• **Given exercise**
Copy the lines below as they are; omit the images they contain.

• **Dataset excerpt**
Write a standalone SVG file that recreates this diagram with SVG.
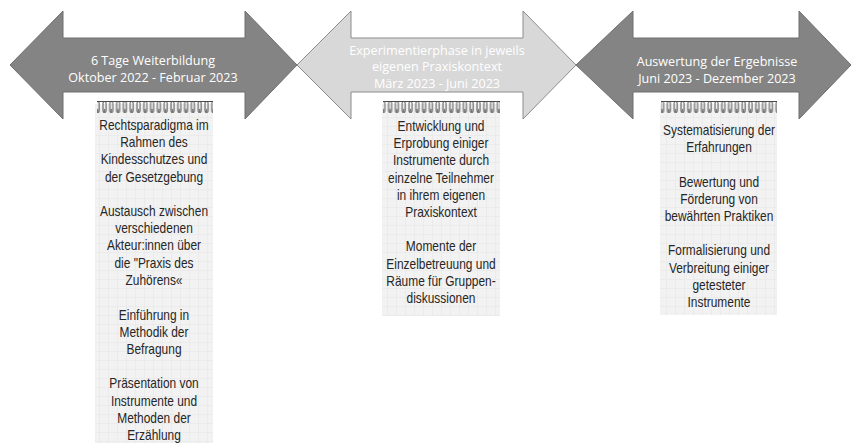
<svg xmlns="http://www.w3.org/2000/svg" width="851" height="443" viewBox="0 0 851 443">
<defs>
<style>
.arrowDark{fill:#848484;stroke:#6f6f6f;stroke-width:1}
.arrowLight{fill:#d8d8d8;stroke:#8c8c8c;stroke-width:1}
.atext{font-family:"Open Sans","Liberation Sans",sans-serif;font-size:12.6px;fill:#ffffff;text-anchor:middle}
.ptext{font-family:"Liberation Sans",Arial,sans-serif;font-size:14.2px;fill:#262626;text-anchor:middle}
.paper{fill:url(#grid)}
.spiral{fill:url(#coil)}
.wire{stroke:#4a4a4a;stroke-width:1.2}
</style>
<pattern id="grid" patternUnits="userSpaceOnUse" width="9" height="9">
<rect width="9" height="9" fill="#f2f2f2"/>
<path d="M0,0.5H9M0.5,0V9" stroke="#ebebeb" stroke-width="1"/>
</pattern>
<pattern id="coil" patternUnits="userSpaceOnUse" x="0" y="100" width="6.8" height="14">
<rect x="1" y="1.5" width="3" height="11" rx="1.5" fill="none" stroke="#505050" stroke-width="1"/>
<path d="M2.5,9V13" stroke="#777" stroke-width="1.4"/>
</pattern>
</defs>

<g id="arrow1">
<polygon class="arrowDark" points="10,65 63,11 63,38 245,38 245,11 297,65 245,119 245,92 63,92 63,119"/>
<text class="atext" x="153" y="64.5">6 Tage Weiterbildung</text>
<text class="atext" x="153" y="81.5">Oktober 2022 - Februar 2023</text>
</g>

<g id="arrow2">
<polygon class="arrowLight" points="297,65 351,11 351,38 523,38 523,11 576,65 523,119 523,92 351,92 351,119"/>
<text class="atext" x="437" y="54.5">Experimentierphase in jeweils</text>
<text class="atext" x="437" y="71">eigenen Praxiskontext</text>
<text class="atext" x="437" y="87.5">März 2023 - Juni 2023</text>
</g>

<g id="arrow3">
<polygon class="arrowDark" points="576,65 633,11 633,38 799,38 799,11 851,65 799,119 799,92 633,92 633,119"/>
<text class="atext" x="717" y="66">Auswertung der Ergebnisse</text>
<text class="atext" x="717" y="83">Juni 2023 - Dezember 2023</text>
</g>

<g id="pad1">
<rect class="paper" x="95" y="104" width="118" height="339"/>
<rect class="spiral" x="97" y="100" width="116" height="14"/>
<line class="wire" x1="97" y1="101.5" x2="213" y2="101.5"/>
<g transform="translate(154,0) scale(0.84,1)">
<text class="ptext" x="0" y="130">Rechtsparadigma im</text>
<text class="ptext" x="0" y="147.2">Rahmen des</text>
<text class="ptext" x="0" y="164.4">Kindesschutzes und</text>
<text class="ptext" x="0" y="181.6">der Gesetzgebung</text>
<text class="ptext" x="0" y="216">Austausch zwischen</text>
<text class="ptext" x="0" y="233.2">verschiedenen</text>
<text class="ptext" x="0" y="250.4">Akteur:innen über</text>
<text class="ptext" x="0" y="267.6">die "Praxis des</text>
<text class="ptext" x="0" y="284.8">Zuhörens«</text>
<text class="ptext" x="0" y="319.6">Einführung in</text>
<text class="ptext" x="0" y="336.8">Methodik der</text>
<text class="ptext" x="0" y="354">Befragung</text>
<text class="ptext" x="0" y="388.4">Präsentation von</text>
<text class="ptext" x="0" y="405.6">Instrumente und</text>
<text class="ptext" x="0" y="422.8">Methoden der</text>
<text class="ptext" x="0" y="440">Erzählung</text>
</g>
</g>

<g id="pad2">
<rect class="paper" x="382" y="104" width="118" height="212"/>
<rect class="spiral" x="383" y="100" width="117" height="14"/>
<line class="wire" x1="383" y1="101.5" x2="500" y2="101.5"/>
<g transform="translate(441,0) scale(0.84,1)">
<text class="ptext" x="0" y="131">Entwicklung und</text>
<text class="ptext" x="0" y="148.2">Erprobung einiger</text>
<text class="ptext" x="0" y="165.4">Instrumente durch</text>
<text class="ptext" x="0" y="182.6">einzelne Teilnehmer</text>
<text class="ptext" x="0" y="199.8">in ihrem eigenen</text>
<text class="ptext" x="0" y="217">Praxiskontext</text>
<text class="ptext" x="0" y="251.4">Momente der</text>
<text class="ptext" x="0" y="268.6">Einzelbetreuung und</text>
<text class="ptext" x="0" y="285.8">Räume für Gruppen-</text>
<text class="ptext" x="0" y="303">diskussionen</text>
</g>
</g>

<g id="pad3">
<rect class="paper" x="660" y="104" width="117" height="211"/>
<rect class="spiral" x="661" y="100" width="116" height="14"/>
<line class="wire" x1="661" y1="101.5" x2="777" y2="101.5"/>
<g transform="translate(719,0) scale(0.84,1)">
<text class="ptext" x="0" y="135">Systematisierung der</text>
<text class="ptext" x="0" y="152.2">Erfahrungen</text>
<text class="ptext" x="0" y="186.6">Bewertung und</text>
<text class="ptext" x="0" y="203.8">Förderung von</text>
<text class="ptext" x="0" y="221">bewährten Praktiken</text>
<text class="ptext" x="0" y="255.4">Formalisierung und</text>
<text class="ptext" x="0" y="272.6">Verbreitung einiger</text>
<text class="ptext" x="0" y="289.8">getesteter</text>
<text class="ptext" x="0" y="307">Instrumente</text>
</g>
</g>
</svg>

• **In response**
Write a standalone SVG file that recreates this diagram with SVG.
<svg xmlns="http://www.w3.org/2000/svg" width="851" height="443" viewBox="0 0 851 443">
<defs>
<style>
.arrowDark{fill:#848484;stroke:#6f6f6f;stroke-width:1}
.arrowLight{fill:#d8d8d8;stroke:#8c8c8c;stroke-width:1}
.atext{font-family:"Open Sans","Liberation Sans",sans-serif;font-size:12.6px;fill:#ffffff;text-anchor:middle}
.ptext{font-family:"Liberation Sans",Arial,sans-serif;font-size:14.2px;fill:#262626;text-anchor:middle}
.paper{fill:url(#grid)}
.spiral{fill:url(#coil)}
.wire{stroke:#4a4a4a;stroke-width:1.2}
</style>
<pattern id="grid" patternUnits="userSpaceOnUse" width="9" height="9">
<rect width="9" height="9" fill="#f2f2f2"/>
<path d="M0,0.5H9M0.5,0V9" stroke="#ebebeb" stroke-width="1"/>
</pattern>
<pattern id="coil" patternUnits="userSpaceOnUse" x="0" y="100" width="6.8" height="14">
<rect x="1" y="1.5" width="3" height="11" rx="1.5" fill="none" stroke="#505050" stroke-width="1"/>
<path d="M2.5,9V13" stroke="#777" stroke-width="1.4"/>
</pattern>
</defs>

<g id="arrow1">
<polygon class="arrowDark" points="10,65 63,11 63,38 245,38 245,11 297,65 245,119 245,92 63,92 63,119"/>
<text class="atext" x="153" y="64.5">6 Tage Weiterbildung</text>
<text class="atext" x="153" y="81.5">Oktober 2022 - Februar 2023</text>
</g>

<g id="arrow2">
<polygon class="arrowLight" points="297,65 351,11 351,38 523,38 523,11 576,65 523,119 523,92 351,92 351,119"/>
<text class="atext" x="437" y="54.5">Experimentierphase in jeweils</text>
<text class="atext" x="437" y="71">eigenen Praxiskontext</text>
<text class="atext" x="437" y="87.5">März 2023 - Juni 2023</text>
</g>

<g id="arrow3">
<polygon class="arrowDark" points="576,65 633,11 633,38 799,38 799,11 851,65 799,119 799,92 633,92 633,119"/>
<text class="atext" x="717" y="66">Auswertung der Ergebnisse</text>
<text class="atext" x="717" y="83">Juni 2023 - Dezember 2023</text>
</g>

<g id="pad1">
<rect class="paper" x="95" y="104" width="118" height="339"/>
<rect class="spiral" x="97" y="100" width="116" height="14"/>
<line class="wire" x1="97" y1="101.5" x2="213" y2="101.5"/>
<g transform="translate(154,0) scale(0.84,1)">
<text class="ptext" x="0" y="130">Rechtsparadigma im</text>
<text class="ptext" x="0" y="147.2">Rahmen des</text>
<text class="ptext" x="0" y="164.4">Kindesschutzes und</text>
<text class="ptext" x="0" y="181.6">der Gesetzgebung</text>
<text class="ptext" x="0" y="216">Austausch zwischen</text>
<text class="ptext" x="0" y="233.2">verschiedenen</text>
<text class="ptext" x="0" y="250.4">Akteur:innen über</text>
<text class="ptext" x="0" y="267.6">die "Praxis des</text>
<text class="ptext" x="0" y="284.8">Zuhörens«</text>
<text class="ptext" x="0" y="319.6">Einführung in</text>
<text class="ptext" x="0" y="336.8">Methodik der</text>
<text class="ptext" x="0" y="354">Befragung</text>
<text class="ptext" x="0" y="388.4">Präsentation von</text>
<text class="ptext" x="0" y="405.6">Instrumente und</text>
<text class="ptext" x="0" y="422.8">Methoden der</text>
<text class="ptext" x="0" y="440">Erzählung</text>
</g>
</g>

<g id="pad2">
<rect class="paper" x="382" y="104" width="118" height="212"/>
<rect class="spiral" x="383" y="100" width="117" height="14"/>
<line class="wire" x1="383" y1="101.5" x2="500" y2="101.5"/>
<g transform="translate(441,0) scale(0.84,1)">
<text class="ptext" x="0" y="131">Entwicklung und</text>
<text class="ptext" x="0" y="148.2">Erprobung einiger</text>
<text class="ptext" x="0" y="165.4">Instrumente durch</text>
<text class="ptext" x="0" y="182.6">einzelne Teilnehmer</text>
<text class="ptext" x="0" y="199.8">in ihrem eigenen</text>
<text class="ptext" x="0" y="217">Praxiskontext</text>
<text class="ptext" x="0" y="251.4">Momente der</text>
<text class="ptext" x="0" y="268.6">Einzelbetreuung und</text>
<text class="ptext" x="0" y="285.8">Räume für Gruppen-</text>
<text class="ptext" x="0" y="303">diskussionen</text>
</g>
</g>

<g id="pad3">
<rect class="paper" x="660" y="104" width="117" height="211"/>
<rect class="spiral" x="661" y="100" width="116" height="14"/>
<line class="wire" x1="661" y1="101.5" x2="777" y2="101.5"/>
<g transform="translate(719,0) scale(0.84,1)">
<text class="ptext" x="0" y="135">Systematisierung der</text>
<text class="ptext" x="0" y="152.2">Erfahrungen</text>
<text class="ptext" x="0" y="186.6">Bewertung und</text>
<text class="ptext" x="0" y="203.8">Förderung von</text>
<text class="ptext" x="0" y="221">bewährten Praktiken</text>
<text class="ptext" x="0" y="255.4">Formalisierung und</text>
<text class="ptext" x="0" y="272.6">Verbreitung einiger</text>
<text class="ptext" x="0" y="289.8">getesteter</text>
<text class="ptext" x="0" y="307">Instrumente</text>
</g>
</g>
</svg>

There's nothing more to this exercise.